On the polls: Even Rasmussen, which has been the most tilted toward McCain, now has Obama ahead by 7, Associated Press, 7, New York Times/CBS at 9, Gallup at 4. The most conservative of the polls, Diageo/Hotline, is at 5, and the most liberal, the poll run on Daily Kos, 11.

What makes this particularly interesting is that voters tend to solidify around October. It is rare for a campaign to roar from behind (or blow it) when one candidate has a large lead over the other by October. Most people have made up their minds. The numbers also are interesting for another reason: the Bradley Effect. That is the phenomenon in which voters will tell pollsters they have no problem voting for a black guy, go into the booth and vote for the white guy. They lie so they won't sound racist to the interviewer. No one knows (although we are about to find out) how much the effect skews polling, but the best numbers I've found say it is about 6%. In other words.

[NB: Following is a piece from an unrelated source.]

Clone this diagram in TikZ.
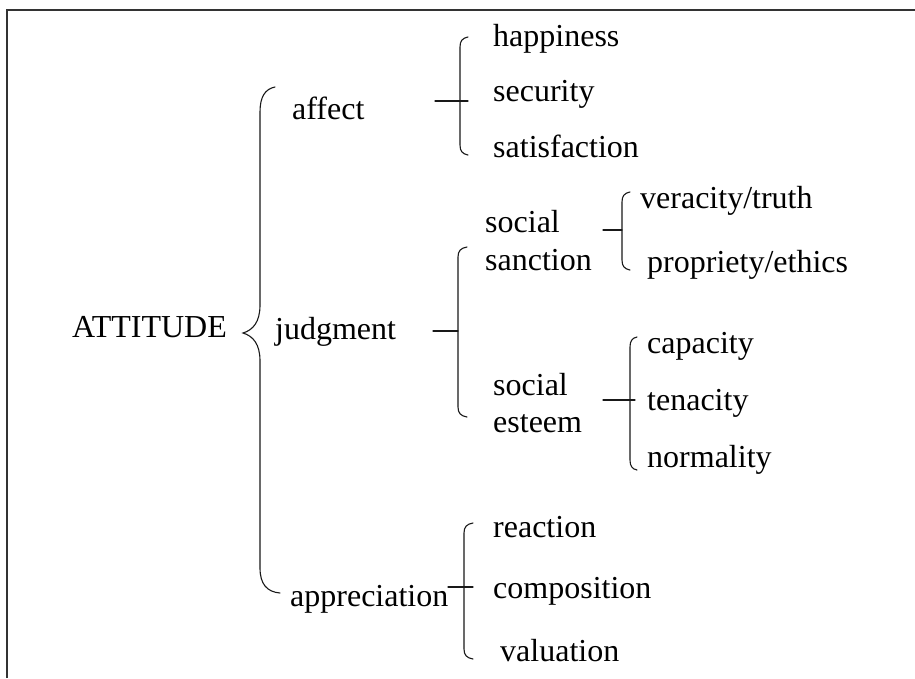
\documentclass[tikz,border=0pt]{standalone}
\usepackage{fontspec}
\setmainfont{Liberation Serif}

% vertical bar with curled ends: x, top, bottom, curl length
\newcommand\curlybar[4]{%
  \draw[brk] ({#1+#4},#2) .. controls ({#1+0.3*#4},{#2+1}) and (#1,{#2+4}) .. (#1,{#2+10})
    -- (#1,{#3-10}) .. controls (#1,{#3-4}) and ({#1+0.3*#4},{#3-1}) .. ({#1+#4},#3);}

\begin{document}
\begin{tikzpicture}[x=1pt,y=-1pt,
  lbl/.style={inner sep=0pt, anchor=base west, font=\fontsize{32}{38}\selectfont},
  brk/.style={line width=1.1pt, line cap=round, draw=black!90},
  frame/.style={line width=2.4pt, draw=black!80}]
\useasboundingbox (0,0) rectangle (915,678);

% open frame: left and top edges only
\draw[frame] (7,678) -- (7,10) -- (915,10);

% labels
\node[lbl] (att) at (72,337) {ATTITUDE};
\node[lbl] (aff) at (292,119) {affect};
\node[lbl] (jud) at (275,339) {judgment};
\node[lbl] (app) at (290,606) {appreciation};

\node[lbl] (hap) at (493,46) {happiness};
\node[lbl] (sec) at (493,101) {security};
\node[lbl] (sat) at (493,157) {satisfaction};

\node[lbl] (ssa) at (485,232) {social};
\node[lbl] (ssb) at (485,270) {sanction};
\node[lbl] (ver) at (640,208) {veracity/truth};
\node[lbl] (pro) at (647,272) {propriety/ethics};

\node[lbl] (sea) at (493,395) {social};
\node[lbl] (seb) at (493,432) {esteem};
\node[lbl] (cap) at (647,353) {capacity};
\node[lbl] (ten) at (647,410) {tenacity};
\node[lbl] (nor) at (647,467) {normality};

\node[lbl] (rea) at (493,537) {reaction};
\node[lbl] (com) at (493,598) {composition};
\node[lbl] (val) at (500,661) {valuation};

% main brace
\draw[brk] (275,87) .. controls (265,89) and (260,97) .. (260,112)
  -- (260,305) .. controls (260,322) and (253,330) .. (243,333)
  .. controls (253,336) and (260,344) .. (260,361)
  -- (260,568) .. controls (260,584) and (267,592) .. (280,593);

% affect
\curlybar{460}{37}{155}{8}
\coordinate (affs) at (435,101); \coordinate (affe) at (468,101);
\draw[brk] (affs) -- (affe);

% judgment
\curlybar{458}{247}{417}{9}
\coordinate (juds) at (433,331); \coordinate (jude) at (458,331);
\draw[brk] (juds) -- (jude);

% social sanction
\curlybar{622}{192}{270}{8}
\coordinate (sans) at (603,230); \coordinate (sane) at (622,230);
\draw[brk] (sans) -- (sane);

% social esteem
\curlybar{630}{337}{470}{7}
\coordinate (ests) at (603,400); \coordinate (este) at (635,400);
\draw[brk] (ests) -- (este);

% appreciation
\curlybar{464}{523}{659}{9}
\coordinate (apps) at (448,587); \coordinate (appe) at (473,587);
\draw[brk] (apps) -- (appe);
\end{tikzpicture}
\end{document}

He will need more than a 6% advantage over McCain to win. He is now at or above that number in the polls.

What seems to be happening is that the voters have clicked into place. There is also the potential for a landslide in the state voting, although making any predictions in this race is really odd behavior.

Nonetheless, here is one: John McCain will throw another Hail Mary, something dramatic to get himself into back into the conversation and change the subject. Every day the economy is the overarching news story is a day he loses support. I don't know what it will be, but he clearly knows he is losing, is pissed off, and frantic. Watch for a pass. And, whatever it is, it probably won't work. His last two, Sarah Palin and parachuting into the Wall Street bailout blew up in his face.

Some odds and ends:
  • The only place you can see Russia from Alaska is on Little Diomede Island in the Bering Sea. About 150 Eskimos live there; Sarah Palin has never visited. As CNN reported, Big Diomede Island, which is Russia, is four miles away and is highly visible. Except for those 150 people (many of whom never heard of Palin) you cannot see Russia from Alaska.
  • Palin said Alaska is a microcosm of America, which makes her able to undertand "Joe Sixpack." Alaska is not a microcosm of America. Alaskans describe their state as the only foreign country that still likes Americans--but not too much. It is an idiosyncratic, totally weird place. I happen to love it in part because it is not like the rest of America.
  • Sarah Palin is who Roman Hruska might have had in mind.